▼

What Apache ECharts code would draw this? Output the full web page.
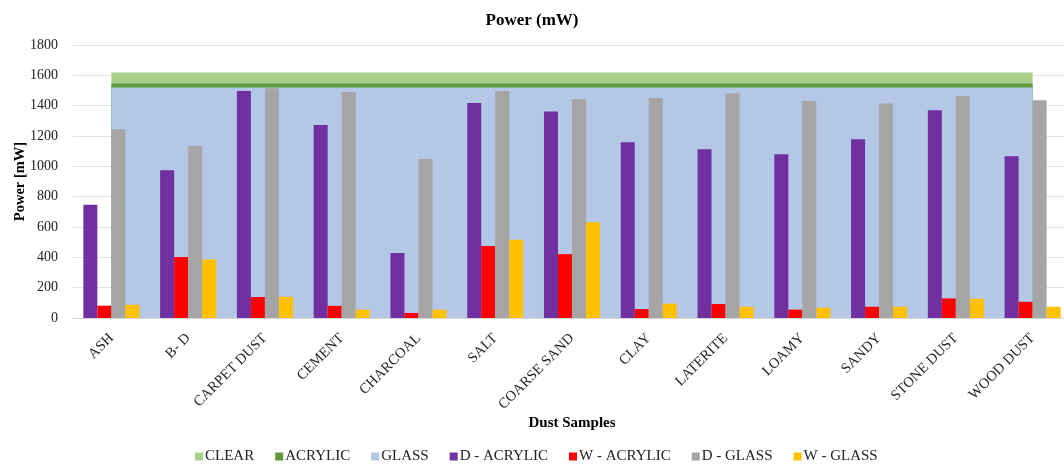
<!DOCTYPE html>
<html>
<head>
<meta charset="utf-8">
<script src="https://cdn.jsdelivr.net/npm/echarts@6/dist/echarts.min.js"></script>
<style>
  html, body { margin: 0; padding: 0; background: #fff; }
  #chart { width: 1064px; height: 464px; }
</style>
</head>
<body>
<div id="chart"></div>
<script>
// Dust sample categories
const categories = ['ASH', 'B- D', 'CARPET DUST', 'CEMENT', 'CHARCOAL', 'SALT', 'COARSE SAND',
  'CLAY', 'LATERITE', 'LOAMY', 'SANDY', 'STONE DUST', 'WOOD DUST'];

// Reference levels (clean panels), mW
const clearLevel = 1618;
const acrylicLevel = 1546;
const glassLevel = 1520;

// Measured power per sample, mW
const dAcrylic = [746, 975, 1497, 1273, 428, 1418, 1361, 1159, 1113, 1080, 1179, 1370, 1067];
const wAcrylic = [81, 402, 138, 80, 33, 474, 421, 59, 92, 55, 74, 129, 107];
const dGlass = [1245, 1135, 1515, 1490, 1049, 1497, 1442, 1451, 1480, 1431, 1414, 1464, 1436];
const wGlass = [88, 386, 140, 55, 55, 516, 632, 94, 74, 68, 74, 127, 74];

// Y axis ticks
const yMin = 0, yMax = 1800, yStep = 200;

const serif = '"Liberation Serif", "DejaVu Serif", serif';

function levelSeries(name, value, color, z) {
  return {
    name: name,
    type: 'line',
    data: categories.map(() => value),
    symbol: 'none',
    lineStyle: { width: 0 },
    areaStyle: { color: color, opacity: 1 },
    itemStyle: { color: color },
    z: z,
    silent: true
  };
}

function barSeries(name, data, color) {
  return {
    name: name,
    type: 'bar',
    data: data,
    barGap: '0%',
    barCategoryGap: '27%',
    itemStyle: { color: color },
    z: 5
  };
}

const chart = echarts.init(document.getElementById('chart'), null, { renderer: 'canvas' });
chart.setOption({
  animation: false,
  backgroundColor: '#ffffff',
  title: {
    text: 'Power (mW)',
    left: 'center',
    top: 7,
    textStyle: { fontFamily: serif, fontSize: 17, fontWeight: 'bold', color: '#000' }
  },
  legend: {
    top: 449,
    left: 195,
    padding: 0,
    itemWidth: 8,
    itemHeight: 8,
    itemGap: 21,
    icon: 'rect',
    textStyle: { fontFamily: serif, fontSize: 15, color: '#222', padding: [0, 0, 0, -3] },
    data: ['CLEAR', 'ACRYLIC', 'GLASS', 'D - ACRYLIC', 'W - ACRYLIC', 'D - GLASS', 'W - GLASS']
  },
  grid: { left: 73, right: -7, top: 45, bottom: 146, containLabel: false, outerBoundsMode: 'none' },
  xAxis: {
    type: 'category',
    data: categories,
    boundaryGap: true,
    name: 'Dust Samples',
    nameLocation: 'middle',
    nameGap: 98,
    nameMoveOverlap: false,
    nameTextStyle: { fontFamily: serif, fontSize: 15, fontWeight: 'bold', color: '#000' },
    axisLine: { lineStyle: { color: '#d9d9d9', width: 1 } },
    axisTick: { show: false },
    axisLabel: {
      interval: 0,
      rotate: 45,
      margin: 18,
      fontFamily: serif,
      fontSize: 14.5,
      color: '#222'
    }
  },
  yAxis: {
    type: 'value',
    min: yMin,
    max: yMax,
    interval: yStep,
    name: 'Power [mW]',
    nameLocation: 'middle',
    nameGap: 45,
    nameMoveOverlap: false,
    nameTextStyle: { fontFamily: serif, fontSize: 14.5, fontWeight: 'bold', color: '#000' },
    axisLine: { show: false },
    axisTick: { show: false },
    splitLine: { lineStyle: { color: '#e3e3e3', width: 1 } },
    axisLabel: {
      margin: 15,
      fontFamily: serif,
      fontSize: 14,
      color: '#222',
      formatter: (v) => String(v)
    }
  },
  series: [
    levelSeries('CLEAR', clearLevel, '#a9d18e', 1),
    levelSeries('ACRYLIC', acrylicLevel, '#5f9a3d', 2),
    levelSeries('GLASS', glassLevel, '#b4c7e7', 3),
    barSeries('D - ACRYLIC', dAcrylic, '#7030a0'),
    barSeries('W - ACRYLIC', wAcrylic, '#ff0000'),
    barSeries('D - GLASS', dGlass, '#a5a5a5'),
    barSeries('W - GLASS', wGlass, '#ffc000')
  ]
});
</script>
</body>
</html>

▲

Objective:
Reproduce all of the data exactly; the pictures do not belong in the copy.

Full response:
What Apache ECharts code would draw this? Output the full web page.
<!DOCTYPE html>
<html>
<head>
<meta charset="utf-8">
<script src="https://cdn.jsdelivr.net/npm/echarts@6/dist/echarts.min.js"></script>
<style>
  html, body { margin: 0; padding: 0; background: #fff; }
  #chart { width: 1064px; height: 464px; }
</style>
</head>
<body>
<div id="chart"></div>
<script>
// Dust sample categories
const categories = ['ASH', 'B- D', 'CARPET DUST', 'CEMENT', 'CHARCOAL', 'SALT', 'COARSE SAND',
  'CLAY', 'LATERITE', 'LOAMY', 'SANDY', 'STONE DUST', 'WOOD DUST'];

// Reference levels (clean panels), mW
const clearLevel = 1618;
const acrylicLevel = 1546;
const glassLevel = 1520;

// Measured power per sample, mW
const dAcrylic = [746, 975, 1497, 1273, 428, 1418, 1361, 1159, 1113, 1080, 1179, 1370, 1067];
const wAcrylic = [81, 402, 138, 80, 33, 474, 421, 59, 92, 55, 74, 129, 107];
const dGlass = [1245, 1135, 1515, 1490, 1049, 1497, 1442, 1451, 1480, 1431, 1414, 1464, 1436];
const wGlass = [88, 386, 140, 55, 55, 516, 632, 94, 74, 68, 74, 127, 74];

// Y axis ticks
const yMin = 0, yMax = 1800, yStep = 200;

const serif = '"Liberation Serif", "DejaVu Serif", serif';

function levelSeries(name, value, color, z) {
  return {
    name: name,
    type: 'line',
    data: categories.map(() => value),
    symbol: 'none',
    lineStyle: { width: 0 },
    areaStyle: { color: color, opacity: 1 },
    itemStyle: { color: color },
    z: z,
    silent: true
  };
}

function barSeries(name, data, color) {
  return {
    name: name,
    type: 'bar',
    data: data,
    barGap: '0%',
    barCategoryGap: '27%',
    itemStyle: { color: color },
    z: 5
  };
}

const chart = echarts.init(document.getElementById('chart'), null, { renderer: 'canvas' });
chart.setOption({
  animation: false,
  backgroundColor: '#ffffff',
  title: {
    text: 'Power (mW)',
    left: 'center',
    top: 7,
    textStyle: { fontFamily: serif, fontSize: 17, fontWeight: 'bold', color: '#000' }
  },
  legend: {
    top: 449,
    left: 195,
    padding: 0,
    itemWidth: 8,
    itemHeight: 8,
    itemGap: 21,
    icon: 'rect',
    textStyle: { fontFamily: serif, fontSize: 15, color: '#222', padding: [0, 0, 0, -3] },
    data: ['CLEAR', 'ACRYLIC', 'GLASS', 'D - ACRYLIC', 'W - ACRYLIC', 'D - GLASS', 'W - GLASS']
  },
  grid: { left: 73, right: -7, top: 45, bottom: 146, containLabel: false, outerBoundsMode: 'none' },
  xAxis: {
    type: 'category',
    data: categories,
    boundaryGap: true,
    name: 'Dust Samples',
    nameLocation: 'middle',
    nameGap: 98,
    nameMoveOverlap: false,
    nameTextStyle: { fontFamily: serif, fontSize: 15, fontWeight: 'bold', color: '#000' },
    axisLine: { lineStyle: { color: '#d9d9d9', width: 1 } },
    axisTick: { show: false },
    axisLabel: {
      interval: 0,
      rotate: 45,
      margin: 18,
      fontFamily: serif,
      fontSize: 14.5,
      color: '#222'
    }
  },
  yAxis: {
    type: 'value',
    min: yMin,
    max: yMax,
    interval: yStep,
    name: 'Power [mW]',
    nameLocation: 'middle',
    nameGap: 45,
    nameMoveOverlap: false,
    nameTextStyle: { fontFamily: serif, fontSize: 14.5, fontWeight: 'bold', color: '#000' },
    axisLine: { show: false },
    axisTick: { show: false },
    splitLine: { lineStyle: { color: '#e3e3e3', width: 1 } },
    axisLabel: {
      margin: 15,
      fontFamily: serif,
      fontSize: 14,
      color: '#222',
      formatter: (v) => String(v)
    }
  },
  series: [
    levelSeries('CLEAR', clearLevel, '#a9d18e', 1),
    levelSeries('ACRYLIC', acrylicLevel, '#5f9a3d', 2),
    levelSeries('GLASS', glassLevel, '#b4c7e7', 3),
    barSeries('D - ACRYLIC', dAcrylic, '#7030a0'),
    barSeries('W - ACRYLIC', wAcrylic, '#ff0000'),
    barSeries('D - GLASS', dGlass, '#a5a5a5'),
    barSeries('W - GLASS', wGlass, '#ffc000')
  ]
});
</script>
</body>
</html>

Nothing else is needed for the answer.